Tuesday's elections are one indicator, the latest poll from NBC/Wall Street Journal is another: President Bush isn't very popular. Just 38 percent of poll respondents approve of his job performance, the lowest mark of his presidency. A majority of poll-takers believe the president misled the nation in making the case for war in Iraq. War hawks, take heart. Large portions of the American public are regularly mistaken. Seven in ten Americans, according to a September 2003 Washington Post poll, believed that Saddam Hussein was personally involved in 9/11. An October 2004 Harris poll found that thirty-seven percent (which is strikingly similar to the percentage of Americans who currently support the president) of Americans believed that several of the 9/11 hijackers were Iraqis. Now where on earth would anyone get such ideas?
Dan, its also my understanding that 11% of Americans believe Elvis is alive, and 11% also believe we never landed on the moon; I only hope they're the same 11%. I have to ask what is your point when you ask "Now where on earth would anyone get such ideas?" Are intimating Bush or others in his administration told them? Please clarify.
Dan,
You also have to look at how the questions were put to the respondents. The only conclusion I draw from these polls, as you present them, is that most people here are ignorant of much that is going on in the world. You can lead ignorant people into saying all sorts of inane things, like Bill Clinton was our greatest president or that George Bush is.
I agree with the above, Dan. I love ya, buddy, but I expect that sorta line from a loopy leftist, not a sensible right-of-center war critic.
When people are fed the daily mantra of "Bush bad", that is what many will come to believe as fact. Many in this country have become either indoctrinated to believe what they see on t.v., or are just to lazy to look elsewhere. What's the old adage? If you tell someone something long enough, it becomes true? I may have it wrong, yet I think I'm close.
Wm.
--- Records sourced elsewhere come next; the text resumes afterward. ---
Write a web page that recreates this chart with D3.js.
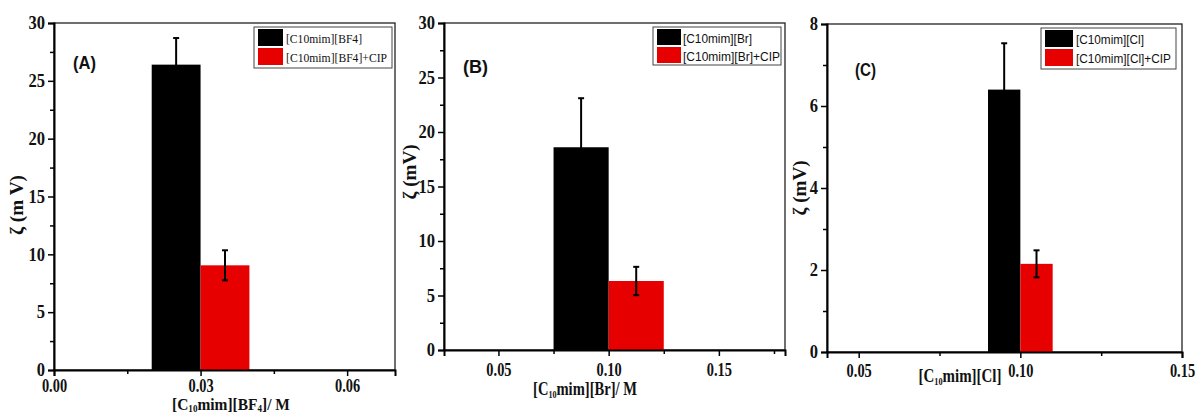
<!DOCTYPE html>
<html>
<head>
<meta charset="utf-8">
<script src="https://cdn.jsdelivr.net/npm/d3@7"></script>
<style>
  html, body { margin: 0; padding: 0; background: #fff; }
  svg { display: block; }
</style>
</head>
<body>
<svg id="chart" width="1197" height="414"></svg>
<script>
// ---------- DATA ----------
// Panel A
const seriesA = ["[C10mim][BF4]", "[C10mim][BF4]+CIP"];
const xA = [0.025, 0.035];
const valuesA = [26.4, 9.05];
const errorsA = [2.3, 1.3];
const barWidthA = 0.01;
const xTicksA = [0.00, 0.03, 0.06];
const xMinorA = [0.015, 0.045];
const yTicksA = [0, 5, 10, 15, 20, 25, 30];
const yMinorA = [2.5, 7.5, 12.5, 17.5, 22.5, 27.5];

// Panel B
const seriesB = ["[C10mim][Br]", "[C10mim][Br]+CIP"];
const xB = [0.0875, 0.1125];
const valuesB = [18.6, 6.33];
const errorsB = [4.5, 1.3];
const barWidthB = 0.025;
const xTicksB = [0.05, 0.10, 0.15];
const xMinorB = [0.075, 0.125, 0.175];
const yTicksB = [0, 5, 10, 15, 20, 25, 30];
const yMinorB = [2.5, 7.5, 12.5, 17.5, 22.5, 27.5];

// Panel C
const seriesC = ["[C10mim][Cl]", "[C10mim][Cl]+CIP"];
const xC = [0.095, 0.105];
const valuesC = [6.4, 2.15];
const errorsC = [1.13, 0.33];
const barWidthC = 0.01;
const xTicksC = [0.05, 0.10, 0.15];
const xMinorC = [0.075, 0.125];
const yTicksC = [0, 2, 4, 6, 8];
const yMinorC = [1, 3, 5, 7];

const colors = ["#000000", "#e60000"];

// ---------- DRAW ----------
const svg = d3.select("#chart");
const serif = "'Liberation Serif', 'Times New Roman', serif";
const sans = "'Liberation Sans', Arial, sans-serif";

function panel(cfg) {
  const g = svg.append("g");
  const x = d3.scaleLinear().domain(cfg.xDomain).range([cfg.left, cfg.right]);
  const y = d3.scaleLinear().domain(cfg.yDomain).range([cfg.bottom, cfg.top]);

  // frame (top + right)
  g.append("rect")
    .attr("x", cfg.left).attr("y", cfg.top)
    .attr("width", cfg.right - cfg.left).attr("height", cfg.bottom - cfg.top)
    .attr("fill", "none").attr("stroke", "#222").attr("stroke-width", 1.3);

  // bars
  g.selectAll("rect.bar").data(cfg.values).join("rect")
    .attr("class", "bar")
    .attr("x", (d, i) => x(cfg.xs[i] - cfg.bw / 2))
    .attr("width", (d, i) => x(cfg.xs[i] + cfg.bw / 2) - x(cfg.xs[i] - cfg.bw / 2))
    .attr("y", d => y(d))
    .attr("height", d => y(0) - y(d))
    .attr("fill", (d, i) => colors[i]);

  // error bars
  cfg.values.forEach((v, i) => {
    const cx = x(cfg.xs[i]);
    const e = cfg.errors[i];
    g.append("line").attr("x1", cx).attr("x2", cx)
      .attr("y1", y(v - e)).attr("y2", y(v + e))
      .attr("stroke", "#000").attr("stroke-width", 2);
    [v - e, v + e].forEach(t => {
      g.append("line").attr("x1", cx - 3).attr("x2", cx + 3)
        .attr("y1", y(t)).attr("y2", y(t))
        .attr("stroke", "#000").attr("stroke-width", 2);
    });
  });

  // axes
  const xAxis = d3.axisBottom(x).tickValues(cfg.xTicks).tickSize(6).tickPadding(4)
    .tickFormat(d3.format(".2f"));
  const xAx = g.append("g").attr("transform", `translate(0,${cfg.bottom})`).call(xAxis);
  const xMin = d3.axisBottom(x).tickValues(cfg.xMinor).tickSize(4).tickFormat("");
  g.append("g").attr("transform", `translate(0,${cfg.bottom})`).call(xMin)
    .select(".domain").remove();

  const yAxis = d3.axisLeft(y).tickValues(cfg.yTicks).tickSize(6).tickPadding(3);
  const yAx = g.append("g").attr("transform", `translate(${cfg.left},0)`).call(yAxis);
  const yMin = d3.axisLeft(y).tickValues(cfg.yMinor).tickSize(4).tickFormat("");
  g.append("g").attr("transform", `translate(${cfg.left},0)`).call(yMin)
    .select(".domain").remove();

  g.selectAll(".domain").attr("stroke", "#000").attr("stroke-width", 2);
  g.selectAll(".tick line").attr("stroke", "#000").attr("stroke-width", 1.5);
  [xAx, yAx].forEach(a => a.selectAll("text")
    .style("font-family", serif).style("font-weight", "bold")
    .style("font-size", cfg.tickFont + "px").attr("fill", "#111"));
  const kx = 0.8, ky = 0.92;
  xAx.selectAll("text").attr("dy", null).attr("y", cfg.xTickBase - cfg.bottom)
    .attr("transform", `scale(${kx},1)`);
  yAx.selectAll("text").attr("x", -9 / ky).attr("transform", `scale(${ky},1)`);

  // legend
  const L = cfg.legend;
  g.append("rect").attr("x", L.x).attr("y", L.y).attr("width", L.w).attr("height", L.h)
    .attr("fill", "#fff").attr("stroke", "#444").attr("stroke-width", 1);
  cfg.series.forEach((s, i) => {
    g.append("rect").attr("x", L.x + 4).attr("y", L.y + 2 + i * L.row)
      .attr("width", L.sw).attr("height", L.row - 2).attr("fill", colors[i]);
    g.append("text").attr("x", L.tx).attr("y", L.y + 2 + i * L.row + L.row / 2 + 4.5)
      .style("font-family", L.font).style("font-size", L.fs + "px").attr("fill", "#111")
      .attr("textLength", L.lens[i]).attr("lengthAdjust", "spacingAndGlyphs")
      .text(s);
  });

  // panel tag
  g.append("text").attr("x", cfg.tag.x).attr("y", cfg.tag.y)
    .style("font-family", sans).style("font-weight", "bold").style("font-size", "18px")
    .attr("fill", "#111").attr("textLength", cfg.tag.w).attr("lengthAdjust", "spacingAndGlyphs")
    .text(cfg.tag.t);

  // y label
  g.append("text")
    .attr("transform", `translate(${cfg.yLab.x},${cfg.yLab.y}) rotate(-90)`)
    .attr("text-anchor", "middle")
    .style("font-family", serif).style("font-weight", "bold").style("font-size", "18px")
    .attr("fill", "#111").attr("textLength", cfg.yLab.len).attr("lengthAdjust", "spacingAndGlyphs")
    .text(cfg.yLab.t);

  // x label with subscripts, horizontally scaled to the reference width
  const xg = g.append("g");
  const xt = xg.append("text").attr("x", 0).attr("y", 0)
    .attr("text-anchor", "middle")
    .style("font-family", serif).style("font-weight", "bold").style("font-size", cfg.xLab.fs + "px")
    .attr("fill", "#111");
  cfg.xLab.parts.forEach(p => {
    const ts = xt.append("tspan").text(p[0]);
    if (p[1]) ts.style("font-size", "10px").attr("dy", cfg.xLab.sub);
    else if (p[2]) ts.attr("dy", -cfg.xLab.sub);
  });
  const nat = xt.node().getBBox().width;
  xg.attr("transform", `translate(${cfg.xLab.x},${cfg.xLab.y}) scale(${cfg.xLab.len / nat},1)`);
}

panel({
  left: 54, right: 395, top: 23, bottom: 370,
  xDomain: [0, 0.0698], yDomain: [0, 30],
  xs: xA, values: valuesA, errors: errorsA, bw: barWidthA,
  xTicks: xTicksA, xMinor: xMinorA, yTicks: yTicksA, yMinor: yMinorA,
  tickFont: 18, xTickBase: 392,
  series: seriesA,
  legend: { x: 254, y: 27, w: 138, h: 41, row: 19, sw: 25, tx: 286, font: serif, fs: 13.5, lens: [76, 101] },
  tag: { x: 73, y: 69, t: "(A)", w: 23 },
  yLab: { x: 23, y: 205, t: "ζ (m V)", len: 60 },
  xLab: { x: 231, y: 410, len: 118, fs: 17, sub: 2, parts: [["[C"], ["10", true], ["mim][BF", false, true], ["4", true], ["]/ M", false, true]] }
});

panel({
  left: 444, right: 785, top: 23, bottom: 350,
  xDomain: [0.0253, 0.18], yDomain: [0, 30],
  xs: xB, values: valuesB, errors: errorsB, bw: barWidthB,
  xTicks: xTicksB, xMinor: xMinorB, yTicks: yTicksB, yMinor: yMinorB,
  tickFont: 18, xTickBase: 376,
  series: seriesB,
  legend: { x: 653, y: 27, w: 128, h: 38, row: 18, sw: 24, tx: 683, font: sans, fs: 12.5, lens: [69, 97] },
  tag: { x: 463, y: 73, t: "(B)", w: 25 },
  yLab: { x: 416, y: 172, t: "ζ (mV)", len: 55 },
  xLab: { x: 585, y: 395, len: 104, fs: 18, sub: 3, parts: [["[C"], ["10", true], ["mim][Br]/ M", false, true]] }
});

panel({
  left: 827, right: 1182, top: 24, bottom: 352,
  xDomain: [0.0402, 0.15], yDomain: [0, 8],
  xs: xC, values: valuesC, errors: errorsC, bw: barWidthC,
  xTicks: xTicksC, xMinor: xMinorC, yTicks: yTicksC, yMinor: yMinorC,
  tickFont: 18, xTickBase: 377,
  series: seriesC,
  legend: { x: 1041, y: 28, w: 135, h: 41, row: 19, sw: 28, tx: 1076, font: sans, fs: 12.5, lens: [68, 95] },
  tag: { x: 855, y: 76, t: "(C)", w: 21 },
  yLab: { x: 806, y: 188, t: "ζ (mV)", len: 55 },
  xLab: { x: 960, y: 382, len: 83, fs: 18, sub: 3, parts: [["[C"], ["10", true], ["mim][Cl]", false, true]] }
});
</script>
</body>
</html>
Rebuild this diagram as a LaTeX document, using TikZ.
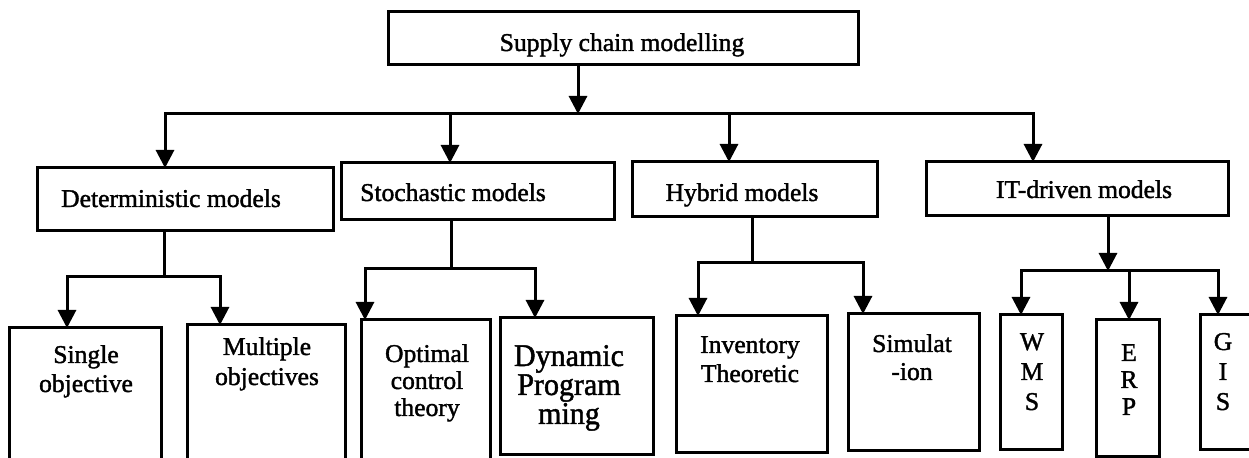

Clement, the saying goes, "if you repeat a lie often enough, it becomes the truth..." I don't think that Dan has fallen for this line, rather he is being semi-facetious about the matching percentages.
There is likely a lot of overlap, but one can't assume that one that beleives in the Iraqi-9/11 connection instantaniously support Bush. I don't think this was the thrust of Dan's argument. The percentages are however an ironic coincedence.